[start DATA SECTION]

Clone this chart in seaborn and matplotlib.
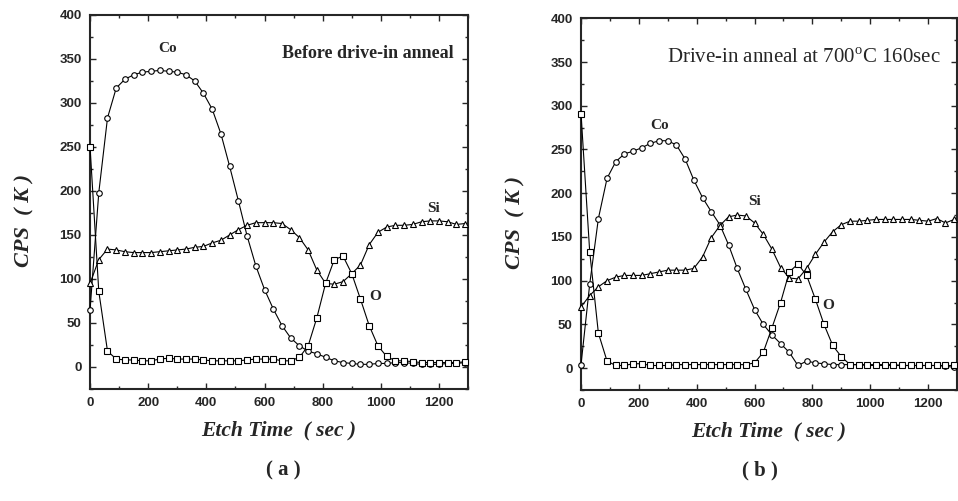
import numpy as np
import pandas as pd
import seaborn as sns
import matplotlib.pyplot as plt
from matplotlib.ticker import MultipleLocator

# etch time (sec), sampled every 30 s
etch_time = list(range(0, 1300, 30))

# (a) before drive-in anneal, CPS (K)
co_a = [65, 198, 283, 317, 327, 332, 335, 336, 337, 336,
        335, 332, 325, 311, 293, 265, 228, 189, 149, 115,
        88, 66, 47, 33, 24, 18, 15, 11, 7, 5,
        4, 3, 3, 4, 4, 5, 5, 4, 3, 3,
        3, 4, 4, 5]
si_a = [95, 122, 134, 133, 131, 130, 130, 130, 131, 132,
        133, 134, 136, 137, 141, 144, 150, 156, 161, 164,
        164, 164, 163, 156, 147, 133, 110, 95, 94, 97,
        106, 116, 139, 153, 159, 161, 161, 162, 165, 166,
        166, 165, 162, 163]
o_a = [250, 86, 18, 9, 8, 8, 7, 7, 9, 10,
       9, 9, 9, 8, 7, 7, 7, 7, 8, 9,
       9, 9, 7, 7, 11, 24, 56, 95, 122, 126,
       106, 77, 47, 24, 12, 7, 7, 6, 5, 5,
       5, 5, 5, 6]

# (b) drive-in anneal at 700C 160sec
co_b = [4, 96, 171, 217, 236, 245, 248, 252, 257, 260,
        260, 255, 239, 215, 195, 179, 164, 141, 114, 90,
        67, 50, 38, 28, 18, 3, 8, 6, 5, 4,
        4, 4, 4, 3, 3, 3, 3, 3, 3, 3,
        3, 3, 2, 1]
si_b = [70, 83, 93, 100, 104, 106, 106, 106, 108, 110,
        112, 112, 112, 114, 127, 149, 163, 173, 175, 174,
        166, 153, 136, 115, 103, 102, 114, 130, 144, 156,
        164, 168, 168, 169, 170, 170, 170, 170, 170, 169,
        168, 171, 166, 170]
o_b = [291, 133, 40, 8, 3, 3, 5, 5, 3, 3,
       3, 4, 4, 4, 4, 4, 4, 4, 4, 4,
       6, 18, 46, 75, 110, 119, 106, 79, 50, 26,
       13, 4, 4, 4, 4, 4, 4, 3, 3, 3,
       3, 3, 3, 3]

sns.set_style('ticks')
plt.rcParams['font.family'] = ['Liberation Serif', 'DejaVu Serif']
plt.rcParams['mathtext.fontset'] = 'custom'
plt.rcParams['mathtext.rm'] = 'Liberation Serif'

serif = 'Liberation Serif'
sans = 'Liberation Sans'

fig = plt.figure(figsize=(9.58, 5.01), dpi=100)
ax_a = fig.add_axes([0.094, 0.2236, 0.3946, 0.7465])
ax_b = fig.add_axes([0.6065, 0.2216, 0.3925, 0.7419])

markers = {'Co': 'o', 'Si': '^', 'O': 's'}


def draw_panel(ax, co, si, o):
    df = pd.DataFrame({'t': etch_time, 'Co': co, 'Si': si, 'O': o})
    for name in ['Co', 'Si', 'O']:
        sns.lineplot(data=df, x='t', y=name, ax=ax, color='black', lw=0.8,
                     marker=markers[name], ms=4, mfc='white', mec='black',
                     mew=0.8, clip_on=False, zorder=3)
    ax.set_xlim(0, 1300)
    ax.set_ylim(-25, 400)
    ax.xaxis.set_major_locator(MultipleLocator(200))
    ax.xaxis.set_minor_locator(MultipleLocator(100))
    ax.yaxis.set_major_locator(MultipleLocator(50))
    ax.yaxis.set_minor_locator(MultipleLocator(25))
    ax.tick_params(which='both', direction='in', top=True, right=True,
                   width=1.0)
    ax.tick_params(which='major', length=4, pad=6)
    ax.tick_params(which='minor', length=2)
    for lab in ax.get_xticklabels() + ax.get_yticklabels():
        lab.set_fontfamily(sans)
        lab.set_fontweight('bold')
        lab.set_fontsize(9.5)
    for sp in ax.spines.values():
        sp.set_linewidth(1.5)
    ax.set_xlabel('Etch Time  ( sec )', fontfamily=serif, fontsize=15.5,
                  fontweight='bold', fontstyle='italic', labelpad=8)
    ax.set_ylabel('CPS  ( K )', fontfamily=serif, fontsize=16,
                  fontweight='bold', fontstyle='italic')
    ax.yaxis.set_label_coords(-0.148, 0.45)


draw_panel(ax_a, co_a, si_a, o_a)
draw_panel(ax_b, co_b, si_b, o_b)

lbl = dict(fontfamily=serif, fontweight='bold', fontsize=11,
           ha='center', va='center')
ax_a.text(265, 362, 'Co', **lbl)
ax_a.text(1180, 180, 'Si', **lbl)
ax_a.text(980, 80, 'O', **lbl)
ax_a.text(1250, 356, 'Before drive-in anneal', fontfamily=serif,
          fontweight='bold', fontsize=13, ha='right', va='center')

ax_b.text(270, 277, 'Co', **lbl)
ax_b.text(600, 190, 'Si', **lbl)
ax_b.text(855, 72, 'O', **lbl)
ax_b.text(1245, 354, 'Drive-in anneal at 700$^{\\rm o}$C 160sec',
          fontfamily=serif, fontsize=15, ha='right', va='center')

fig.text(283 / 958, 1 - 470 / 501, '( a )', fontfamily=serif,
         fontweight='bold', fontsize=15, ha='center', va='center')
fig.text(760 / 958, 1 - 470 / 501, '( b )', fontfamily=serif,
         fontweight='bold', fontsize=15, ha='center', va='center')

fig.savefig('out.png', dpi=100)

[end DATA SECTION]

WHAT THIS TASK INVOLVES:
Output the data above without changes, apart from leaving out the pictures.

ANSWER TO THIS TASK:
Clone this chart in seaborn and matplotlib.
import numpy as np
import pandas as pd
import seaborn as sns
import matplotlib.pyplot as plt
from matplotlib.ticker import MultipleLocator

# etch time (sec), sampled every 30 s
etch_time = list(range(0, 1300, 30))

# (a) before drive-in anneal, CPS (K)
co_a = [65, 198, 283, 317, 327, 332, 335, 336, 337, 336,
        335, 332, 325, 311, 293, 265, 228, 189, 149, 115,
        88, 66, 47, 33, 24, 18, 15, 11, 7, 5,
        4, 3, 3, 4, 4, 5, 5, 4, 3, 3,
        3, 4, 4, 5]
si_a = [95, 122, 134, 133, 131, 130, 130, 130, 131, 132,
        133, 134, 136, 137, 141, 144, 150, 156, 161, 164,
        164, 164, 163, 156, 147, 133, 110, 95, 94, 97,
        106, 116, 139, 153, 159, 161, 161, 162, 165, 166,
        166, 165, 162, 163]
o_a = [250, 86, 18, 9, 8, 8, 7, 7, 9, 10,
       9, 9, 9, 8, 7, 7, 7, 7, 8, 9,
       9, 9, 7, 7, 11, 24, 56, 95, 122, 126,
       106, 77, 47, 24, 12, 7, 7, 6, 5, 5,
       5, 5, 5, 6]

# (b) drive-in anneal at 700C 160sec
co_b = [4, 96, 171, 217, 236, 245, 248, 252, 257, 260,
        260, 255, 239, 215, 195, 179, 164, 141, 114, 90,
        67, 50, 38, 28, 18, 3, 8, 6, 5, 4,
        4, 4, 4, 3, 3, 3, 3, 3, 3, 3,
        3, 3, 2, 1]
si_b = [70, 83, 93, 100, 104, 106, 106, 106, 108, 110,
        112, 112, 112, 114, 127, 149, 163, 173, 175, 174,
        166, 153, 136, 115, 103, 102, 114, 130, 144, 156,
        164, 168, 168, 169, 170, 170, 170, 170, 170, 169,
        168, 171, 166, 170]
o_b = [291, 133, 40, 8, 3, 3, 5, 5, 3, 3,
       3, 4, 4, 4, 4, 4, 4, 4, 4, 4,
       6, 18, 46, 75, 110, 119, 106, 79, 50, 26,
       13, 4, 4, 4, 4, 4, 4, 3, 3, 3,
       3, 3, 3, 3]

sns.set_style('ticks')
plt.rcParams['font.family'] = ['Liberation Serif', 'DejaVu Serif']
plt.rcParams['mathtext.fontset'] = 'custom'
plt.rcParams['mathtext.rm'] = 'Liberation Serif'

serif = 'Liberation Serif'
sans = 'Liberation Sans'

fig = plt.figure(figsize=(9.58, 5.01), dpi=100)
ax_a = fig.add_axes([0.094, 0.2236, 0.3946, 0.7465])
ax_b = fig.add_axes([0.6065, 0.2216, 0.3925, 0.7419])

markers = {'Co': 'o', 'Si': '^', 'O': 's'}


def draw_panel(ax, co, si, o):
    df = pd.DataFrame({'t': etch_time, 'Co': co, 'Si': si, 'O': o})
    for name in ['Co', 'Si', 'O']:
        sns.lineplot(data=df, x='t', y=name, ax=ax, color='black', lw=0.8,
                     marker=markers[name], ms=4, mfc='white', mec='black',
                     mew=0.8, clip_on=False, zorder=3)
    ax.set_xlim(0, 1300)
    ax.set_ylim(-25, 400)
    ax.xaxis.set_major_locator(MultipleLocator(200))
    ax.xaxis.set_minor_locator(MultipleLocator(100))
    ax.yaxis.set_major_locator(MultipleLocator(50))
    ax.yaxis.set_minor_locator(MultipleLocator(25))
    ax.tick_params(which='both', direction='in', top=True, right=True,
                   width=1.0)
    ax.tick_params(which='major', length=4, pad=6)
    ax.tick_params(which='minor', length=2)
    for lab in ax.get_xticklabels() + ax.get_yticklabels():
        lab.set_fontfamily(sans)
        lab.set_fontweight('bold')
        lab.set_fontsize(9.5)
    for sp in ax.spines.values():
        sp.set_linewidth(1.5)
    ax.set_xlabel('Etch Time  ( sec )', fontfamily=serif, fontsize=15.5,
                  fontweight='bold', fontstyle='italic', labelpad=8)
    ax.set_ylabel('CPS  ( K )', fontfamily=serif, fontsize=16,
                  fontweight='bold', fontstyle='italic')
    ax.yaxis.set_label_coords(-0.148, 0.45)


draw_panel(ax_a, co_a, si_a, o_a)
draw_panel(ax_b, co_b, si_b, o_b)

lbl = dict(fontfamily=serif, fontweight='bold', fontsize=11,
           ha='center', va='center')
ax_a.text(265, 362, 'Co', **lbl)
ax_a.text(1180, 180, 'Si', **lbl)
ax_a.text(980, 80, 'O', **lbl)
ax_a.text(1250, 356, 'Before drive-in anneal', fontfamily=serif,
          fontweight='bold', fontsize=13, ha='right', va='center')

ax_b.text(270, 277, 'Co', **lbl)
ax_b.text(600, 190, 'Si', **lbl)
ax_b.text(855, 72, 'O', **lbl)
ax_b.text(1245, 354, 'Drive-in anneal at 700$^{\\rm o}$C 160sec',
          fontfamily=serif, fontsize=15, ha='right', va='center')

fig.text(283 / 958, 1 - 470 / 501, '( a )', fontfamily=serif,
         fontweight='bold', fontsize=15, ha='center', va='center')
fig.text(760 / 958, 1 - 470 / 501, '( b )', fontfamily=serif,
         fontweight='bold', fontsize=15, ha='center', va='center')

fig.savefig('out.png', dpi=100)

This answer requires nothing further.